村子太小,还没等大花回到家,她把自行车压爆胎的事已经在村子里传开了。
如果在我们村的村东村西各设一个地铁站,列车启动运行平稳后恐怕就得马上刹车,要不然非得撞上山梁根。
可是,北京,那可就太大了。
我要是骑着自行车上班而不是坐地铁上班,肯定会把我——还有自行车——累坏不可。
李老三在老家骑自行驮着大花从村西往村东去的时候,我正骑着自行车在北京长安街上由西向东飞奔。
2003年,就是闹非典那一年,我在王府井步行街北口灯市口附近的一家新闻单位上班。平时我都是从八角站坐整整半个小时1号线地铁在王府井站下车,然后沿步行街走到单位。因为非典,闻者色变,吓得人们都不敢坐地铁了。一天早晨,我狠了狠心,决定骑自行车上班。

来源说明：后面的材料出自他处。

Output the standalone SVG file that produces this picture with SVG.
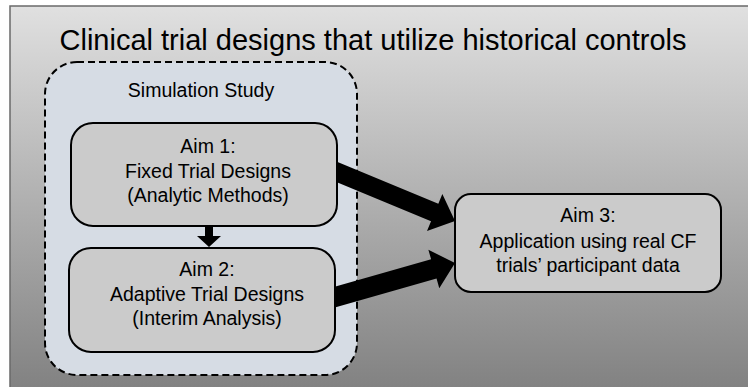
<svg xmlns="http://www.w3.org/2000/svg" width="748" height="387" viewBox="0 0 748 387">
  <defs>
    <linearGradient id="bg" x1="0" y1="6" x2="0" y2="387" gradientUnits="userSpaceOnUse">
      <stop offset="0" stop-color="#e0e0e0"/>
      <stop offset="1" stop-color="#828282"/>
    </linearGradient>
  </defs>
  <style>
    text { font-family: "Liberation Sans", Arial, sans-serif; fill: #000; text-anchor: middle; }
    .title { font-size: 29px; }
    .lbl { font-size: 19.5px; }
    .box { fill: #cbcbcb; stroke: #000; stroke-width: 2; }
    .cont { fill: #d6dce4; stroke: #000; stroke-width: 2; stroke-dasharray: 7 4; }
    .arr { fill: #000; stroke: none; }
  </style>
  <rect x="0" y="0" width="748" height="387" fill="#ffffff"/>
  <rect x="10" y="6" width="745" height="390" fill="url(#bg)" stroke="#6a6a6a" stroke-width="1.5"/>
  <text class="title" x="373" y="50">Clinical trial designs that utilize historical controls</text>

  <g id="simulation-study">
    <rect class="cont" x="45" y="62" width="312" height="313" rx="32" ry="32"/>
    <text class="lbl" x="201" y="97">Simulation Study</text>
  </g>

  <g id="connectors">
    <g transform="translate(455,221) rotate(22.55)">
      <polygon class="arr" points="-135,-9.5 -22,-9.5 -22,-20 0,0 -22,20 -22,9.5 -135,9.5"/>
    </g>
    <g transform="translate(455,263) rotate(-15.8)">
      <polygon class="arr" points="-135,-10 -22,-10 -22,-20 0,0 -22,20 -22,10 -135,10"/>
    </g>
    <polygon class="arr" points="205,224 213,224 213,236 221,236 209,247 197,236 205,236"/>
  </g>

  <g id="aim1">
    <rect class="box" x="71" y="123" width="266" height="103" rx="22" ry="22"/>
    <text class="lbl" x="208" y="153">Aim 1:</text>
    <text class="lbl" x="208" y="178">Fixed Trial Designs</text>
    <text class="lbl" x="208" y="202">(Analytic Methods)</text>
  </g>

  <g id="aim2">
    <rect class="box" x="69" y="248" width="266" height="104" rx="22" ry="22"/>
    <text class="lbl" x="207" y="276">Aim 2:</text>
    <text class="lbl" x="207" y="301">Adaptive Trial Designs</text>
    <text class="lbl" x="207" y="325">(Interim Analysis)</text>
  </g>

  <g id="aim3">
    <rect class="box" x="455" y="194" width="266" height="98" rx="16" ry="16"/>
    <text class="lbl" x="588" y="222">Aim 3:</text>
    <text class="lbl" x="588" y="248">Application using real CF</text>
    <text class="lbl" x="588" y="272">trials’ participant data</text>
  </g>
</svg>
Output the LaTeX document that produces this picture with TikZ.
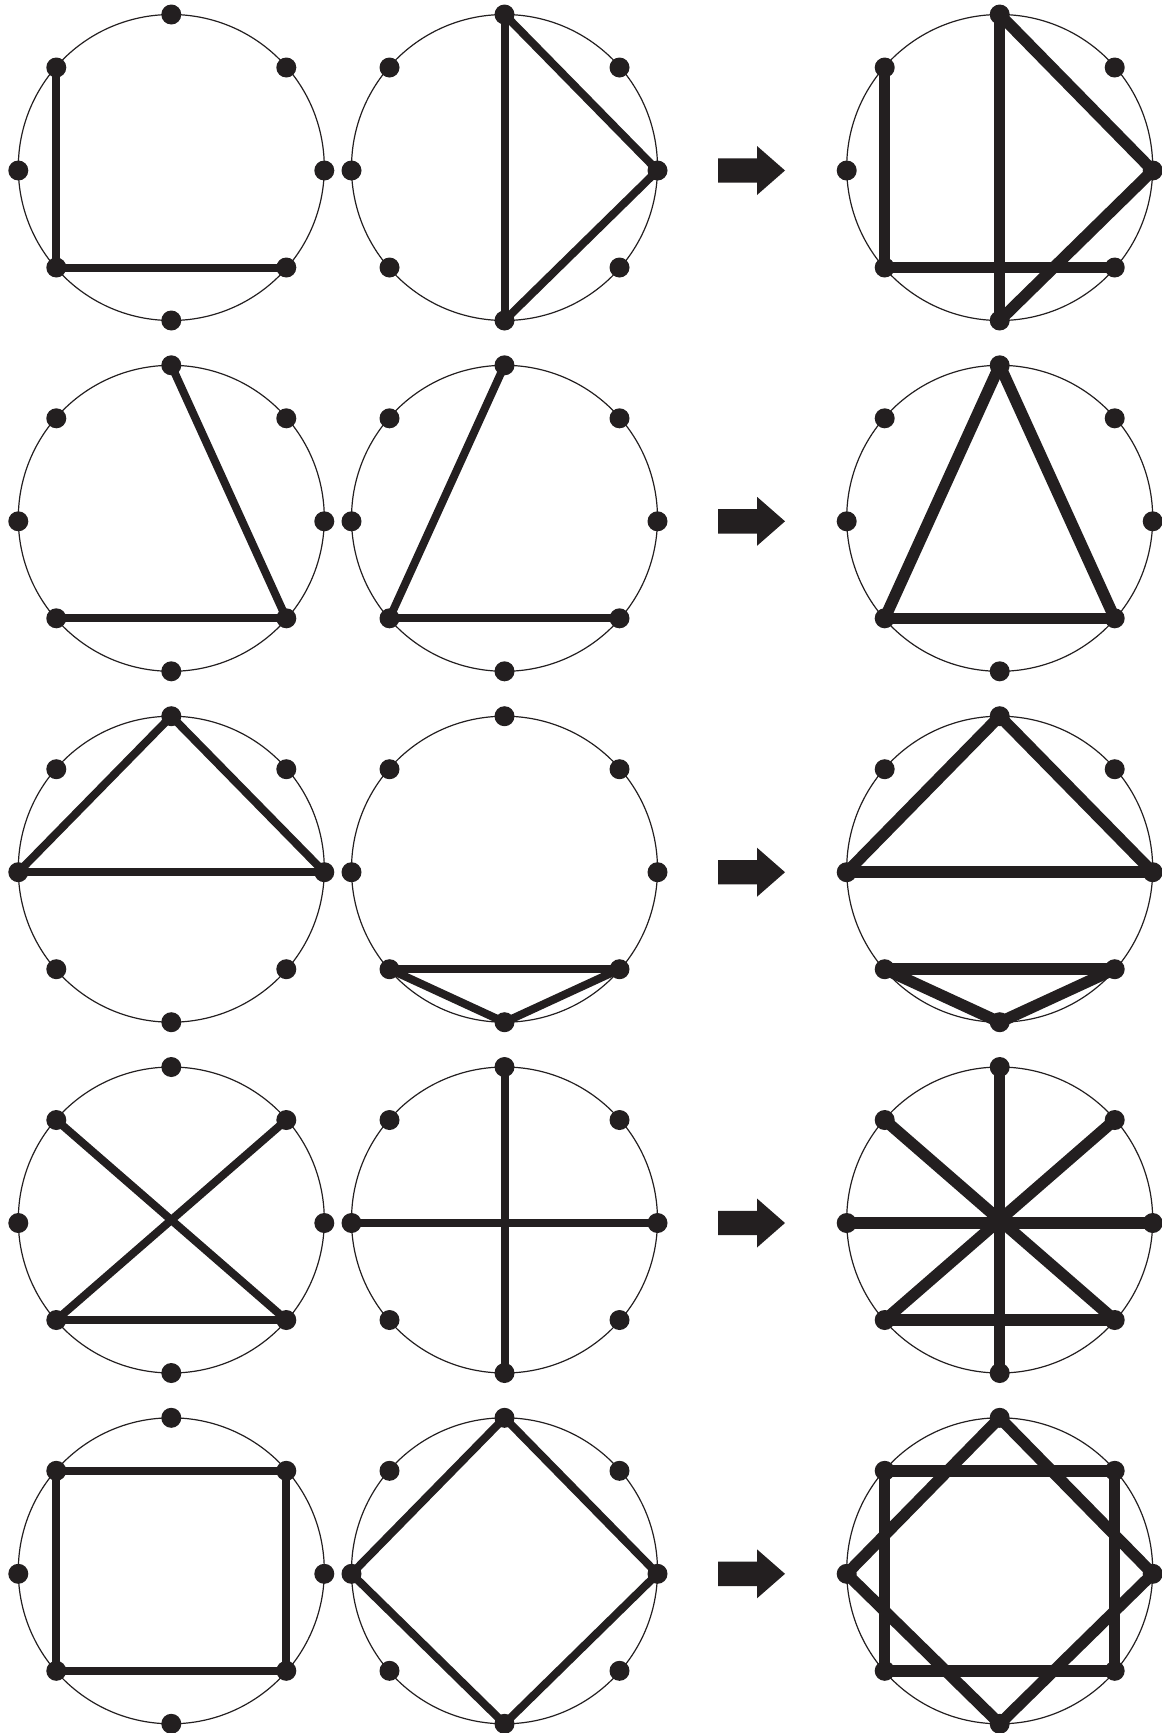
\documentclass[tikz,border=0pt]{standalone}
\definecolor{ink}{HTML}{231F20}
\pgfdeclarelayer{ringl}
\pgfdeclarelayer{edgel}
\pgfsetlayers{ringl,edgel,main}
\tikzset{
  ring/.style={draw=ink, line width=1.2pt},
  dot/.style={circle, fill=ink, inner sep=0pt, minimum size=20pt},
  thin edge/.style={draw=ink, line width=8pt},
  bold edge/.style={draw=ink, line width=11.5pt},
  bigarrow/.style={fill=ink}
}
% #1 name, #2 cx, #3 cy
\newcommand{\panel}[3]{%
  \begin{scope}[shift={(#2,#3)}]
    \begin{pgfonlayer}{ringl}\draw[ring] (0,0) circle[radius=153];\end{pgfonlayer}
    \node[dot] (#1-n)  at (0,-153) {};
    \node[dot] (#1-ne) at (115,-100) {};
    \node[dot] (#1-e)  at (153,3) {};
    \node[dot] (#1-se) at (115,100) {};
    \node[dot] (#1-s)  at (0,153) {};
    \node[dot] (#1-sw) at (-115,100) {};
    \node[dot] (#1-w)  at (-153,3) {};
    \node[dot] (#1-nw) at (-115,-100) {};
  \end{scope}}
% #1 style, #2 panel, #3 pairs
\newcommand{\links}[3]{%
  \begin{pgfonlayer}{edgel}
    \foreach \a/\b in {#3} \draw[#1] (#2-\a.center) -- (#2-\b.center);
  \end{pgfonlayer}}
\newcommand{\bigarr}[1]{%
  \fill[bigarrow] (718,#1-12.2) -- (757,#1-12.2) -- (757,#1-24.5) -- (785,#1)
    -- (757,#1+24.5) -- (757,#1+12.2) -- (718,#1+12.2) -- cycle;}
\begin{document}
\begin{tikzpicture}[x=1pt,y=-1pt]
\useasboundingbox (0,0) rectangle (1162,1733);
\foreach \r/\y in {1/167.5,2/518.3,3/869.2,4/1220,5/1570.8}{
  \panel{a\r}{171.3}{\y}
  \panel{b\r}{504.5}{\y}
  \panel{c\r}{999.7}{\y}
  \bigarr{\y+3}
}
% row 1
\links{thin edge}{a1}{nw/sw,sw/se}
\links{thin edge}{b1}{n/s,n/e,e/s}
\links{bold edge}{c1}{nw/sw,sw/se,n/s,n/e,e/s}
% row 2
\links{thin edge}{a2}{n/se,sw/se}
\links{thin edge}{b2}{n/sw,sw/se}
\links{bold edge}{c2}{n/sw,n/se,sw/se}
% row 3
\links{thin edge}{a3}{n/w,n/e,w/e}
\links{thin edge}{b3}{sw/se,sw/s,s/se}
\links{bold edge}{c3}{n/w,n/e,w/e,sw/se,sw/s,s/se}
% row 4
\links{thin edge}{a4}{nw/se,ne/sw,sw/se}
\links{thin edge}{b4}{n/s,w/e}
\links{bold edge}{c4}{nw/se,ne/sw,sw/se,n/s,w/e}
% row 5
\links{thin edge}{a5}{nw/ne,ne/se,se/sw,sw/nw}
\links{thin edge}{b5}{n/e,e/s,s/w,w/n}
\links{bold edge}{c5}{nw/ne,ne/se,se/sw,sw/nw,n/e,e/s,s/w,w/n}
\end{tikzpicture}
\end{document}
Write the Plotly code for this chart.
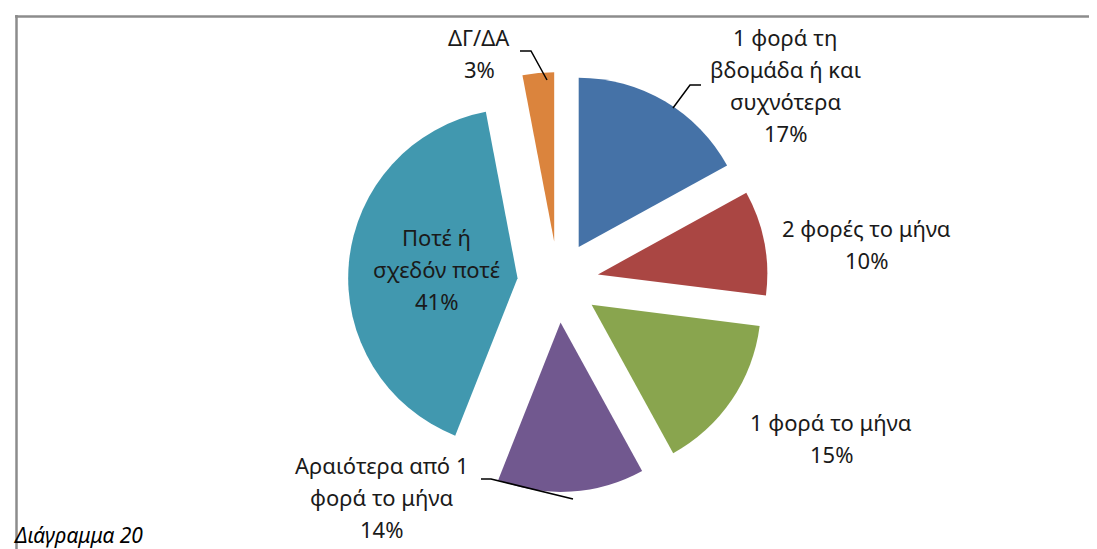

不坐地铁,骑自行车,我才深切感受到长安街有多长,北京有多大。
平时坐地铁,从八角到王府井一共是13站。我骑着自行车,以地铁站为参照,或者叫目标,一站站自西向东行进。
那个早晨,我一共骑了1个半小时,数过13个地铁站,再向北绕过步行街,终于赶到了单位。
全程将近20公里,40里地。
晚上下班,我没有力气再骑那么远了。我把自行车送给了收发室大叔,断了以后再骑车上班的念想,然后,坐地铁回家。
“你上个班比我去一趟市里还远?!而且是天天来回跑,一天80里地?”李老三将信将疑。
“没错,天安门作证。”
在北京,这有什么好奇怪的呢?单程20公里,只需要坐半小时地铁,而且不用换乘,这在每天几百万的地铁上班族里已经算是很幸福的了。
北京太大,所以修建了这么多地铁;修建了这么多地铁,让北京变得更大。
“有机会我也带着大花去体验一下北京地铁,顺便看望一下首都人民。”李老三说,“他们比咱村里人可辛苦多了。”
辛苦不辛苦自己的内心说了算。不过,后来,李老三倒是真的来北京了。